* _EXERCISE AIM_: Scan the lines below; pull out those with "script".

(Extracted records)
↓↓↓

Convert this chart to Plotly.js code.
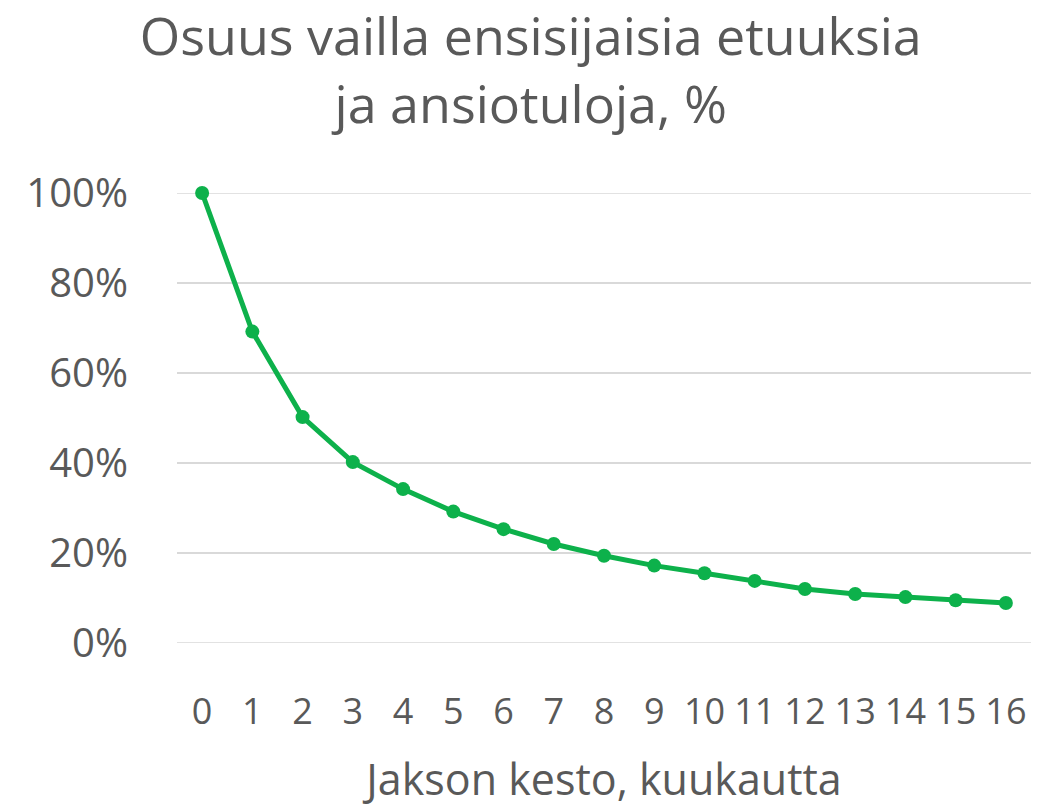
<!DOCTYPE html>
<html>
<head>
<meta charset="utf-8">
<script src="https://cdn.plot.ly/plotly-3.0.1.min.js"></script>
<style>html,body{margin:0;padding:0;background:#fff;}#chart{width:1051px;height:808px;}</style>
</head>
<body>
<div id="chart"></div>
<script>
const months = ["0","1","2","3","4","5","6","7","8","9","10","11","12","13","14","15","16"];
const shareWithout = [1.000,0.692,0.502,0.402,0.342,0.292,0.253,0.220,0.194,0.172,0.155,0.138,0.120,0.109,0.102,0.095,0.089];
const yTicks = [0,0.2,0.4,0.6,0.8,1.0];
const yTickText = ["0%","20%","40%","60%","80%","100%"];

const FONT = '"Open Sans", "Noto Sans", sans-serif';
const GREY = '#595959';
const GRID = '#d9d9d9';

Plotly.newPlot('chart', [{
  type: 'scatter',
  mode: 'lines+markers',
  x: months,
  y: shareWithout,
  line: {color: '#0DB14B', width: 5},
  marker: {color: '#0DB14B', size: 14},
  cliponaxis: false,
  hoverinfo: 'skip'
}], {
  width: 1051, height: 808,
  paper_bgcolor: '#fff', plot_bgcolor: '#fff',
  margin: {l: 177, r: 20, t: 193, b: 165},
  showlegend: false,
  title: {
    text: 'Osuus vailla ensisijaisia etuuksia<br>ja ansiotuloja, %',
    font: {family: FONT, size: 52, color: GREY},
    x: 0.505, xref: 'container', xanchor: 'center',
    y: 0.932, yref: 'container', yanchor: 'middle'
  },
  shapes: yTicks.filter(v => v === 0 || v === 1).map(v => ({
    type: 'line', xref: 'paper', yref: 'y', x0: 0, x1: 1, y0: v, y1: v,
    line: {color: GRID, width: 1.5}, layer: 'below'
  })),
  xaxis: {
    type: 'category',
    range: [-0.5, 16.5],
    showgrid: false, zeroline: false, showline: false,
    ticks: '',
    tickangle: 0,
    tickfont: {family: FONT, size: 36, color: GREY},
    ticklabelstandoff: 44,
    title: {text: 'Jakson kesto, kuukautta', font: {family: FONT, size: 43, color: GREY}, standoff: 34}
  },
  yaxis: {
    range: [0, 1],
    tickvals: yTicks,
    ticktext: yTickText,
    showgrid: true, gridcolor: GRID, gridwidth: 1.5,
    zeroline: false, showline: false,
    ticks: '',
    tickfont: {family: FONT, size: 40, color: GREY},
    ticklabelstandoff: 48
  }
}, {staticPlot: true});
</script>
</body>
</html>
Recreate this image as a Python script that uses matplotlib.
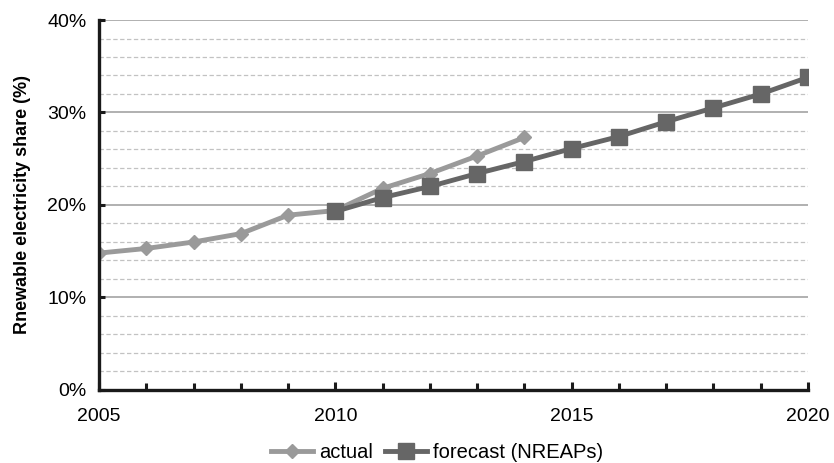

↑↑↑

* _FINAL ANSWER_:
<script src="https://cdn.plot.ly/plotly-3.0.1.min.js"></script>
<script>
</script>
Recreate this image as a Python script that uses matplotlib.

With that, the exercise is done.